Alias Chin Peng: My Side of History
- Author: Chin Peng, Ian Ward, Norma Mirflor
- Language: English
- Subject: History, Malayan Emergency
- Genre: Biography
- Publisher: Media Masters
- Publication date: 2003
- ISBN: 978-9810486938

= Alias Chin Peng: My Side of History =

2003 autobiography of Chin Peng

Alias Chin Peng: My Side of History (2003) is the auto-biography of Malaysian communist leader Chin Peng, the former leader of the Malayan Communist Party who led the Malayan resistance against Japan during World War II, the resistance against the British occupation of Malaya during the Malayan Emergency, and later led communist forces during the Communist insurgency in Malaysia (1968–1989).

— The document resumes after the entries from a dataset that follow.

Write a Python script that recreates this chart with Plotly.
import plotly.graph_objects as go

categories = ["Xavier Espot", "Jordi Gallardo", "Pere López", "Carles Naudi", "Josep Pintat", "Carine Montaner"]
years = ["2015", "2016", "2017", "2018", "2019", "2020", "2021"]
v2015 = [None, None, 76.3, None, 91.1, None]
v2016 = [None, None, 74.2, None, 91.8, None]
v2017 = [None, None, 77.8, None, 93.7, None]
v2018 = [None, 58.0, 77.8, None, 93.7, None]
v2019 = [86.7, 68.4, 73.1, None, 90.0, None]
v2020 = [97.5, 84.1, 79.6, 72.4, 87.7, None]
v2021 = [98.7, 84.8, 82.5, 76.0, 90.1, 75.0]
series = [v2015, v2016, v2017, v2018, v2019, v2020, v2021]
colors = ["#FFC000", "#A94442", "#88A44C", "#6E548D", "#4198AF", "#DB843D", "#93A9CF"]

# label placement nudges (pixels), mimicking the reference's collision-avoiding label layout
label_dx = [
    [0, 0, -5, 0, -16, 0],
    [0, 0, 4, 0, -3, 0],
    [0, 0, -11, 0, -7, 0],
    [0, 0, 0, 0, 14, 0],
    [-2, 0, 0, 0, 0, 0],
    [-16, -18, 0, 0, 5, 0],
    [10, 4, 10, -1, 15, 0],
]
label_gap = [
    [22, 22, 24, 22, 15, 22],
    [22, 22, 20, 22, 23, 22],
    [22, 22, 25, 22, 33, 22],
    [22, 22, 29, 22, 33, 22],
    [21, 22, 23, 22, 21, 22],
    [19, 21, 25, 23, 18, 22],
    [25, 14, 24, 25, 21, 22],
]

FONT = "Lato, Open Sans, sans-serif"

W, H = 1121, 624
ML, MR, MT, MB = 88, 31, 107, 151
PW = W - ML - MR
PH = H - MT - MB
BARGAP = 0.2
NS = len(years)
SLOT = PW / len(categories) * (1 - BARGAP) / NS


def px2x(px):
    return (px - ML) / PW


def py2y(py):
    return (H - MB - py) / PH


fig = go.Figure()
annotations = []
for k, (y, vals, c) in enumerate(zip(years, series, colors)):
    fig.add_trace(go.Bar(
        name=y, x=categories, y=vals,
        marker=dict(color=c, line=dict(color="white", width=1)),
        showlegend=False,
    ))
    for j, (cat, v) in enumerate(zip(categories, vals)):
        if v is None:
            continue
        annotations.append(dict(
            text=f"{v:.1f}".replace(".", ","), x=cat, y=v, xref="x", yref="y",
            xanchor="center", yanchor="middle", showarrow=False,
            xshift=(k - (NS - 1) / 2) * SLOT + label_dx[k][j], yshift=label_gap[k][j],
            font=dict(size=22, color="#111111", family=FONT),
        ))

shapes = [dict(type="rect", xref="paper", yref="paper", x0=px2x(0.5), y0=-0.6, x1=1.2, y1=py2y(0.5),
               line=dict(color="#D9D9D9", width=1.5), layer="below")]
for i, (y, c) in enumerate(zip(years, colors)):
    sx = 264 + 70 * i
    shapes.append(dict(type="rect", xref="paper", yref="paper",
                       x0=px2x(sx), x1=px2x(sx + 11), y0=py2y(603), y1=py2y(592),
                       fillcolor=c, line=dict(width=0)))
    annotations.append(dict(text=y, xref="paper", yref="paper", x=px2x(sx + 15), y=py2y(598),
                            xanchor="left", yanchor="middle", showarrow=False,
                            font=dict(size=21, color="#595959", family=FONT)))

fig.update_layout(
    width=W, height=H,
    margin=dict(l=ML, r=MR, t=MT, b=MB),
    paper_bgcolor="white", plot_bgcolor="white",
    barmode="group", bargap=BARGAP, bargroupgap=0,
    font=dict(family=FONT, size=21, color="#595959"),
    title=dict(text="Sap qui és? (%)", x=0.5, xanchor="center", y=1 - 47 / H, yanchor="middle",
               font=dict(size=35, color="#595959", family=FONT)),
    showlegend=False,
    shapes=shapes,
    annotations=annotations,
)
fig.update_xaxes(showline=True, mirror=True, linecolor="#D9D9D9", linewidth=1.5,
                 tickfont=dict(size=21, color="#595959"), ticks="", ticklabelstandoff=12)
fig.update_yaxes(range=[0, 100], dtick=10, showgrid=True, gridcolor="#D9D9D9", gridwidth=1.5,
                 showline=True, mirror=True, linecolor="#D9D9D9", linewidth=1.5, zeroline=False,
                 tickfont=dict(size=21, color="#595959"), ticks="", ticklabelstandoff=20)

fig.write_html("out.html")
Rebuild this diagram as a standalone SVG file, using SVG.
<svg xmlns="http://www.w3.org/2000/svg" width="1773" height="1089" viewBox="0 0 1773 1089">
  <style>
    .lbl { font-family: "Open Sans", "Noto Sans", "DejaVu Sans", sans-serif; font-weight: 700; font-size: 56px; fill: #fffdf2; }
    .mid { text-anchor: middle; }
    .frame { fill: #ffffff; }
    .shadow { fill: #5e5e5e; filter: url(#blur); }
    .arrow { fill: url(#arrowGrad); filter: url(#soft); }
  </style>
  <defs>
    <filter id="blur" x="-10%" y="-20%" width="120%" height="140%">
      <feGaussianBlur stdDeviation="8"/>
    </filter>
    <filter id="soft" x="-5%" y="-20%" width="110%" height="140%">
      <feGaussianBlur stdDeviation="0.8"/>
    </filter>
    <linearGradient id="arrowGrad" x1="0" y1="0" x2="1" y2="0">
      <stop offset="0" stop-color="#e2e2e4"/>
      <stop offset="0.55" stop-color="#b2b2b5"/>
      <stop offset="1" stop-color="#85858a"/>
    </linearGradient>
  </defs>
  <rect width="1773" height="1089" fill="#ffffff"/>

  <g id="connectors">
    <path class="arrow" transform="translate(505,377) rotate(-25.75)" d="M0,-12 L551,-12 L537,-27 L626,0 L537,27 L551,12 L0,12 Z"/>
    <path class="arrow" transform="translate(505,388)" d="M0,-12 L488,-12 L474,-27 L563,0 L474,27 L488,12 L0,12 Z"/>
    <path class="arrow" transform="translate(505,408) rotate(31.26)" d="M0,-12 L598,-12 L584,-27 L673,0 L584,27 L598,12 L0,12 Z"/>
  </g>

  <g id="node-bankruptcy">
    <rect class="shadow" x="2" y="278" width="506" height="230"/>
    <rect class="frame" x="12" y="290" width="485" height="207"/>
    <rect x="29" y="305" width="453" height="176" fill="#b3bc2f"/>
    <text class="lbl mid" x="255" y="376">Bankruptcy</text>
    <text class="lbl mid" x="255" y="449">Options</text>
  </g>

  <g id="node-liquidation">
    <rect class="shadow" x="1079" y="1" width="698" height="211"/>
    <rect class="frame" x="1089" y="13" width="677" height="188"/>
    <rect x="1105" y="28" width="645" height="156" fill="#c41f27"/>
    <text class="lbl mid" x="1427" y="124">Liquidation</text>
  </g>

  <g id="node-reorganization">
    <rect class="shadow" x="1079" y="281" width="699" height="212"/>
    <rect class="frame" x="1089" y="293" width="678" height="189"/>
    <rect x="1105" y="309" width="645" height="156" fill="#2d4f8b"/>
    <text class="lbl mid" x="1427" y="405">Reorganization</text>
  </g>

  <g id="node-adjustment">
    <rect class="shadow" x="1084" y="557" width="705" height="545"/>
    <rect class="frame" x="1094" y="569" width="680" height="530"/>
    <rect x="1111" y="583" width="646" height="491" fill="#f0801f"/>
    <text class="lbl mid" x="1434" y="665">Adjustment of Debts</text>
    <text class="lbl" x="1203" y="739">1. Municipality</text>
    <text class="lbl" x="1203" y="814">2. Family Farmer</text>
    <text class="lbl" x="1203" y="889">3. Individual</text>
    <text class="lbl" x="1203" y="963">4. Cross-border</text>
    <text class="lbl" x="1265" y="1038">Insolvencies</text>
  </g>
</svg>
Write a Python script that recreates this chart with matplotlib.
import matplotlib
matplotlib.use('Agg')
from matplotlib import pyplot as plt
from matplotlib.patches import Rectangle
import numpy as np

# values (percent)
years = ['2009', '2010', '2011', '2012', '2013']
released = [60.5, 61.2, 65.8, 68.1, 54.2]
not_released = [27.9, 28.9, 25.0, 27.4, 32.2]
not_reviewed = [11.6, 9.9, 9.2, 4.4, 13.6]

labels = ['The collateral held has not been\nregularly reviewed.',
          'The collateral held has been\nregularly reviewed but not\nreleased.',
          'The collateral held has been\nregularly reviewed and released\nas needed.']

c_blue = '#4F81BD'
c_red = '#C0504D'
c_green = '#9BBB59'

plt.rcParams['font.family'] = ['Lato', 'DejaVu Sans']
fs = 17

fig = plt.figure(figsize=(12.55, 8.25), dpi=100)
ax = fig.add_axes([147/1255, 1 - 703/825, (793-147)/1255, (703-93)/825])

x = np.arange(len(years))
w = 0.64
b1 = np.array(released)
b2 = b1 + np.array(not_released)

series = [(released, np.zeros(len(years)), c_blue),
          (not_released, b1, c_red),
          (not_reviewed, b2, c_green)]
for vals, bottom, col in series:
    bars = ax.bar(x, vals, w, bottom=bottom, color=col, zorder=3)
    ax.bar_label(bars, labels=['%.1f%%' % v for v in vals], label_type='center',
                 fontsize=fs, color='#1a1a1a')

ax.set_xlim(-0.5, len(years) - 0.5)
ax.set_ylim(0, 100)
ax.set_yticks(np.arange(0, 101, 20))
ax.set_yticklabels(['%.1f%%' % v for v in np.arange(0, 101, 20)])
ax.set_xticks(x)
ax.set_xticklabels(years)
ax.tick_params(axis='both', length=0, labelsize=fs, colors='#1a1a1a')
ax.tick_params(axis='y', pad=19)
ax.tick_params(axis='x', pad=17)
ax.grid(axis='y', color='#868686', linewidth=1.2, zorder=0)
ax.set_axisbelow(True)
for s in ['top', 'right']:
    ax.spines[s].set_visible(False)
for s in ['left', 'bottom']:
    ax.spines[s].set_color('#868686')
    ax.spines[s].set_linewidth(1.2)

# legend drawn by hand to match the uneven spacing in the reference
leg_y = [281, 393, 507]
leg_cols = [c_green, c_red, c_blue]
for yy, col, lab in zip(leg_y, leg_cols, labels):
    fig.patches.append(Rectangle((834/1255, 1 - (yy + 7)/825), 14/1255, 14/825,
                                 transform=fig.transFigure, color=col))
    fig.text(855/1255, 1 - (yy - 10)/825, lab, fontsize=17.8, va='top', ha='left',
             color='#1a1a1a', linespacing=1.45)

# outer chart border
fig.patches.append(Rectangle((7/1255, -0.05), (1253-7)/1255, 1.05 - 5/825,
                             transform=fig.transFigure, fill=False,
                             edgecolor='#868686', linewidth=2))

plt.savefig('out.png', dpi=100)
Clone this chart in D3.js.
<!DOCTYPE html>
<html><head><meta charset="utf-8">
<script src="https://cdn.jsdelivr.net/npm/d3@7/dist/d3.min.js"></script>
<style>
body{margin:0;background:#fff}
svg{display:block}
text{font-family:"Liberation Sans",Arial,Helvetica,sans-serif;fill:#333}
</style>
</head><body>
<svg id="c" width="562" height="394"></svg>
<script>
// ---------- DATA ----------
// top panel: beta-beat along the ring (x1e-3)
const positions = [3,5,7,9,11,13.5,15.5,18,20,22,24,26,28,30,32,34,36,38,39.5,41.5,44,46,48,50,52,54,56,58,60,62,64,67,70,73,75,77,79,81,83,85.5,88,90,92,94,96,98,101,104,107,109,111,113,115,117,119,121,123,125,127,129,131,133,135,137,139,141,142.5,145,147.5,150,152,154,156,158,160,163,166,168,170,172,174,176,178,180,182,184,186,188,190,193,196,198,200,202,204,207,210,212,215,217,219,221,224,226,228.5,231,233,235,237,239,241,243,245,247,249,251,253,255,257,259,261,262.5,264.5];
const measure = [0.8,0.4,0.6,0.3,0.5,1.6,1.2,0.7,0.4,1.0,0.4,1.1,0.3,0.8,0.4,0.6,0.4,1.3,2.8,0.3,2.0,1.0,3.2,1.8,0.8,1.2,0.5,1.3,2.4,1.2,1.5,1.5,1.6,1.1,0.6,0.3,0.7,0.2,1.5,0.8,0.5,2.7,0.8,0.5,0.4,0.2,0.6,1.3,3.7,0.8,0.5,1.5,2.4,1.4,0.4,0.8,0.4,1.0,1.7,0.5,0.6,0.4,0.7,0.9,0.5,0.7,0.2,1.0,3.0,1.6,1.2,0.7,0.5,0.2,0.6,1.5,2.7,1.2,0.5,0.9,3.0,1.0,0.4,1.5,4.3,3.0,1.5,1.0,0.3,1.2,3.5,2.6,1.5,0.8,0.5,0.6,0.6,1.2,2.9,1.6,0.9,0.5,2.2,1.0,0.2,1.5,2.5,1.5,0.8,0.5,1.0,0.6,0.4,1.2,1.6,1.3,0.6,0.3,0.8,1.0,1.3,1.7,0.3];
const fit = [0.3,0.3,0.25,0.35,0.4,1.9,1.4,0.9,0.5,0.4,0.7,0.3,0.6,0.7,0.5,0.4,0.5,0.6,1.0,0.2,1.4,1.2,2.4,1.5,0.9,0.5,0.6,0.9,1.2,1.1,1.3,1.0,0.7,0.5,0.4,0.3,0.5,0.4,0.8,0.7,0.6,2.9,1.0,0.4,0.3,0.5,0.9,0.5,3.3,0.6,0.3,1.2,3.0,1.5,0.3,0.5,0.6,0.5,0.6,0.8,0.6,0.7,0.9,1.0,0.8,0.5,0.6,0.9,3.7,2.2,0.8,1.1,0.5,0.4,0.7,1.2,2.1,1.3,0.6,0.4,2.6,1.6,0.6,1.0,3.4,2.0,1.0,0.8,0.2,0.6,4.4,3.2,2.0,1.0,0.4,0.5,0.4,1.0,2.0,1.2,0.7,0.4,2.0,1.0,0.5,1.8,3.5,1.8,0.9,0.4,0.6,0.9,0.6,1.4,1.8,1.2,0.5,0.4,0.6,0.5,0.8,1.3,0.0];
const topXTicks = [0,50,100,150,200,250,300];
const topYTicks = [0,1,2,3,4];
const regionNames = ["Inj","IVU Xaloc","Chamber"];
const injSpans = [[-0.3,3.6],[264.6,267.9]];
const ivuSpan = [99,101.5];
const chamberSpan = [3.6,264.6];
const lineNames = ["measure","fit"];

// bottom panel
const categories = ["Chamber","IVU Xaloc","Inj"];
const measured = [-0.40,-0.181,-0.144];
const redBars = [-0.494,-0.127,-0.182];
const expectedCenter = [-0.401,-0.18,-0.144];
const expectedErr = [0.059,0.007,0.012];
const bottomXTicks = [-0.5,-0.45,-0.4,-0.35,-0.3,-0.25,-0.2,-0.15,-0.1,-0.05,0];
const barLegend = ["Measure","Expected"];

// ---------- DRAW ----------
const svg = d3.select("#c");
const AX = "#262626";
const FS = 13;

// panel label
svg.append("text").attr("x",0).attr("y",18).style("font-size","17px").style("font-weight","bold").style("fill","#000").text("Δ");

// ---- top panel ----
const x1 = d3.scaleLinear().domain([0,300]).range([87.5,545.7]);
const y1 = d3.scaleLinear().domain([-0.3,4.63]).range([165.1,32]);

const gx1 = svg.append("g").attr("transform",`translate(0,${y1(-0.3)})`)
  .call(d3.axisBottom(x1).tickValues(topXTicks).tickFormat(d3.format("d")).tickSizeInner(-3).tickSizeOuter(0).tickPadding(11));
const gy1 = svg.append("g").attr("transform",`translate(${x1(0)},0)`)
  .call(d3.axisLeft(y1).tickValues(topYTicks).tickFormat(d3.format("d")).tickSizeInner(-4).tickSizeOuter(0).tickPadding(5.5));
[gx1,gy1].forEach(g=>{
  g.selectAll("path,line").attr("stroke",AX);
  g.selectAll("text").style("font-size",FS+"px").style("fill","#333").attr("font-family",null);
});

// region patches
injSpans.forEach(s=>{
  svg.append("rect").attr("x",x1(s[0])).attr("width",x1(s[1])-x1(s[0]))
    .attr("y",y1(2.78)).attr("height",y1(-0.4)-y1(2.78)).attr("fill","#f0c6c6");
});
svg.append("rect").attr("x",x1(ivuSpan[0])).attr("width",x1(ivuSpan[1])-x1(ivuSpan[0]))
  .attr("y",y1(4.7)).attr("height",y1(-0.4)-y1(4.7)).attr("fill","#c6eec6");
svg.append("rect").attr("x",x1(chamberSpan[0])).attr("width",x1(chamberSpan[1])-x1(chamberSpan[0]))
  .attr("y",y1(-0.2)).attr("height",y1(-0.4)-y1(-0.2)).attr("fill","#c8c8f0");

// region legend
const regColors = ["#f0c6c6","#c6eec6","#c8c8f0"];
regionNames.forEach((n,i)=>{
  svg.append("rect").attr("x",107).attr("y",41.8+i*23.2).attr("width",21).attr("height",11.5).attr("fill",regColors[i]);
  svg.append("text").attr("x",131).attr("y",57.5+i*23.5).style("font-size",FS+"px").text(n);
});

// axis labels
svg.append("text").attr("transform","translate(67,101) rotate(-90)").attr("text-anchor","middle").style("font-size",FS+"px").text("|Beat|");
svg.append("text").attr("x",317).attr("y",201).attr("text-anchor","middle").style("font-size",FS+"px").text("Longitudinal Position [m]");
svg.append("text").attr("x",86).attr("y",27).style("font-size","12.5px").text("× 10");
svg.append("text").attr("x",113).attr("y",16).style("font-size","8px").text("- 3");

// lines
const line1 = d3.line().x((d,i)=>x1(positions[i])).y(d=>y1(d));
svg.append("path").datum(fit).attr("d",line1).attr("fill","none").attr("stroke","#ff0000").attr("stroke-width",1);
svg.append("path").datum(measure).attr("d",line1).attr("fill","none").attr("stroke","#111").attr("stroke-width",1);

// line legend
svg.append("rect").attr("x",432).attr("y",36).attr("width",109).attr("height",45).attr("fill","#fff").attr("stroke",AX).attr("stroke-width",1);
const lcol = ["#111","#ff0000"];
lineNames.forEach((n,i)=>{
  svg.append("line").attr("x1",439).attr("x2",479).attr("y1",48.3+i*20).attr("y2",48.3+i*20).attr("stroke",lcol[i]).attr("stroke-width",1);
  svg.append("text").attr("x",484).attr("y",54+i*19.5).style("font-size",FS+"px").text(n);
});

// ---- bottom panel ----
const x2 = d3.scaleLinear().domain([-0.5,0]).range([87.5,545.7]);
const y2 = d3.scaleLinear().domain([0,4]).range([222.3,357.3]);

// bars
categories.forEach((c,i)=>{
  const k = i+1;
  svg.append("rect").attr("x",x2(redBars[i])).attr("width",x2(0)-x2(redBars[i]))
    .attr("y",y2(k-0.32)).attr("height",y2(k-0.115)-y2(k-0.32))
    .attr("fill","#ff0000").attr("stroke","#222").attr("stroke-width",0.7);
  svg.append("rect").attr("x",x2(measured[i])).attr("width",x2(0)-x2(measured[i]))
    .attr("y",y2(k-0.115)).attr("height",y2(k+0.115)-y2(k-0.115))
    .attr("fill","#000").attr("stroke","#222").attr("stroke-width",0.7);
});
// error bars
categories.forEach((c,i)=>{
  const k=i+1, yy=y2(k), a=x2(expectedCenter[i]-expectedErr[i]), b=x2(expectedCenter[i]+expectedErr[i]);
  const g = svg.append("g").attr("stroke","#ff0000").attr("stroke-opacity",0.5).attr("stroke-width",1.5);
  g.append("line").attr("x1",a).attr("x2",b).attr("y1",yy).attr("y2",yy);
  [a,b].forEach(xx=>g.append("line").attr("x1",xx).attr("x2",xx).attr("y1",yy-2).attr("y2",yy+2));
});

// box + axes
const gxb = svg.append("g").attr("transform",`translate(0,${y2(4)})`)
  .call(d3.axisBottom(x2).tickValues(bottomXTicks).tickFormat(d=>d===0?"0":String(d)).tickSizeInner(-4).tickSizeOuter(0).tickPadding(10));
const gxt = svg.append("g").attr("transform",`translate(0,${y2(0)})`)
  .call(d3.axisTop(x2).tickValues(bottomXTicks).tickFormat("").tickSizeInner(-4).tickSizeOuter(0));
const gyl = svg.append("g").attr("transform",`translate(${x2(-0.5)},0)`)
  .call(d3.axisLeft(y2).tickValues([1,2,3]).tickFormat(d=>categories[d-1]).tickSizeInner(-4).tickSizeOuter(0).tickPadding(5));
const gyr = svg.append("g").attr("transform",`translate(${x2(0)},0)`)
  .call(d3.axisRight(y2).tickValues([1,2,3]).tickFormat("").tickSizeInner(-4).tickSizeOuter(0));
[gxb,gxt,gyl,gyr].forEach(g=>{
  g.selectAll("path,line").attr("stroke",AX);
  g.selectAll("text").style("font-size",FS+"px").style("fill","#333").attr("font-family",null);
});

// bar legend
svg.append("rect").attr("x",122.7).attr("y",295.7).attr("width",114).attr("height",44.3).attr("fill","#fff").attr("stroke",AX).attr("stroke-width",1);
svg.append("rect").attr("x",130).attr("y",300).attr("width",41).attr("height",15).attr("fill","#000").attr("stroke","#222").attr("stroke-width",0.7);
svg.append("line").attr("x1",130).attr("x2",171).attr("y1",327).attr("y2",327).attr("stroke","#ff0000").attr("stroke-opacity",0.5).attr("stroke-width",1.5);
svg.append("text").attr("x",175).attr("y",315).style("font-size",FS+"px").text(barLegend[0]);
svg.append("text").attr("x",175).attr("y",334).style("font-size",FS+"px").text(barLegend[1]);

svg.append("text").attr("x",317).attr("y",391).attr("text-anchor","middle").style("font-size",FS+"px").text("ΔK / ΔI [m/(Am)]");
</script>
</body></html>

After arriving at a peace deal with the government of Malaysia, Chin Peng travelled to Britain where he accessed British government and military archives to create a biography and history of the Malayan Emergency. Assisting him was former Telegraph journalist Ian Ward and his wife Norma Miraflor. Since its creation, it has become a key text in the historiography of the Malayan Emergency.

== History ==
The Telegraph newspaper reported that copies of My Side of History had been seized by the Malaysian government. However the Malaysian Home Ministry later gave a statement saying that the book had not been banned.

In 2007 the book was translated into Chinese.

== Reception ==
The book received a generally positive reception.

Journalist Ted Grundy described the book as a "must-read".

British activist leader Peter Taaffe described the book as an important read for the study of anti-colonialism.

Historian Karl Hack described the book as giving a unique look into the historiography of the Malayan Emergency.

Fadiah Nadwa Fikri of the National University of Singapore gave the book an overwhelmingly positive review.

The BBC's Malaysian correspondent Jonathan Kent said that the book revived interest in the history of the Malayan Emergency.

Historian Dan Poole wrote that despite Peng not being a historian, his book contained "ground-breaking" research on the British Malayan headhunting scandal.